“Maybe you should write about how hard it is to be a kid going to middle school, and having to listen to name-calling, and other kids making fun of things you have no control over.”
Those are the words of my daughter, Ally, who spoke this to me on the way home from piano lessons. She is twelve. I had mentioned that I wanted to write a post tonight, and she asked what I would write about. When I answered that I didn't know, she was puzzled, and asked, "How can you blog if you don't know what to write about?" I told her not to worry, that was pretty much how I always approach writing. Then, I asked her if I should write about her tonight. I guess you could say she gave me her answer.
Ally jumps in puddles of water, and laughs when she does. She slides across the ice, completely oblivious to the chance of slipping and splitting her head open. She sings, and when she sings, God smiles, and so does her daddy. Her voice is truly a gift from God.
Ally plays video games with great enthusiasm, and reads books at a pace that would put many adults to shame. Yet when she reads, she does it for the pure enjoyment of reading.
Ally works hard in school, and plays every bit as hard, and when I watch her, I keep wondering, will God help her to live this joy forever? Will she always be free enough to walk barefoot through the grass, without a care in the world, to squish it between her toes, and giggle?
Ally jumps on her trampoline, sometimes for hours, but she doesn’t do it to get exercise. She does it because she loves it. As far as I can see, Ally doesn’t do anything in her life that is a ritual. She does it… because she loves it.
After she got in the car tonight, I could see by the expression on her face that she had not loved school today. I asked her about it, but she was all “one-syllable” toward me. I began to fear I had upset her. However, I left her alone with it, trying my best to give her time to work through whatever was bothering her.
When we arrived home, she immediately began practicing piano. I had a run to make to the store, so I went to the piano room to let her know. The look on her face, even now, breaks my heart. I asked again if something was bothering her. She said no, and went back to practicing.
But as I made to leave the room, she sighed, and said, “Well, I guess I am mad at someone.” Immediately I thought it was me. Why am I so worried about that?
She made sure I knew it wasn’t me, though. She began telling me that a friend of hers had made fun of her lisp, and laughed at her. Yes, Ally has a slight lisp. She has a little trouble making the sound, “s”. My brave little girl wouldn’t allow herself to cry in front of her daddy, though. But I did get to give her a long hug.
She told me that her friend had already apologized, but Ally feels like she didn’t mean it. I understand that feeling really, really well.
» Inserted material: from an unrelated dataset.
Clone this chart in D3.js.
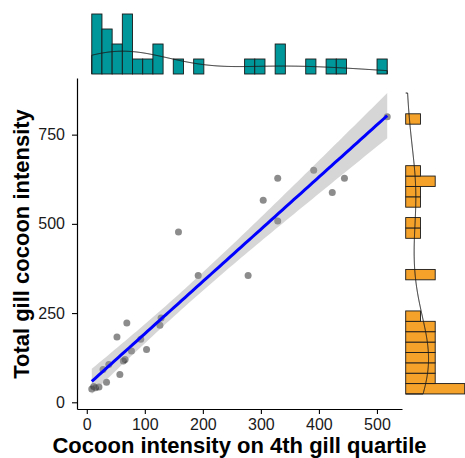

We talked about this for a while, and although I know she is still thinking about it, she knows her daddy loves her, and loves her lisp. That’s right. I think it’s the cutest thing I have ever heard. When she sings with it, it softens every song she sings, in a way that no one else can. Some people might have a better voice, although she is young, so we just don’t know. But with that lisp, she rends hearts when she sings. At least, she does mine. The first time I heard her sing “Silent Night”, I almost cried, it was so tender, as if the song had been written for her voice alone. And when I hear her talk, the sound of her lisp is music to my ears. Daddies are like that.
Ally sang freely, and spoke freely, with joy.
Yet, because of this, Ally is going to be aware of her lisp in a way she never was before. She always knew she had it, but no one ever gave her crap about it. Now, someone did, and the sheer joy of just talking has, for a little while, if not longer, been stolen away. This all because of a thoughtless comment.
I never thought I could love someone so much as I love my daughter. To think of how she is feeling, to know what she is thinking about, well, it’s making me cry.
Ally jumps in puddles, as I said, and laughs. But the next time she says “nurse”, will she say it as freely as she used to? Or will she try to alter it, to make it sound “right”, so that no one will ever be able to tease her again?
Her freedom has been ripped away. I am sure the little girl who is her friend did not mean to do all of this. I am sure none of us, when we make fun of someone else, or pick at someone’s habits, mean to steal their freedom. But that is what I have seen happen today, and so often in the past, that any attempt to count it would be ridiculous.
Ally, I want you to know that I love you. I love that little lisp you have, and I don’t ever want you to change it. But if you do, I hope it’s because it just happened naturally. I want you to forget about what your friend said, and talk freely. Your voice melts ice. Break the ice around other people’s hearts, as you always do with me, and if there is a lisp, well, you know I’ll smile in love.
There is more to life than “fitting in”. You already have it. Don’t lose it. It’s called freedom, and whenever I see you jump in a puddle, I think of that joy I wish I had never lost.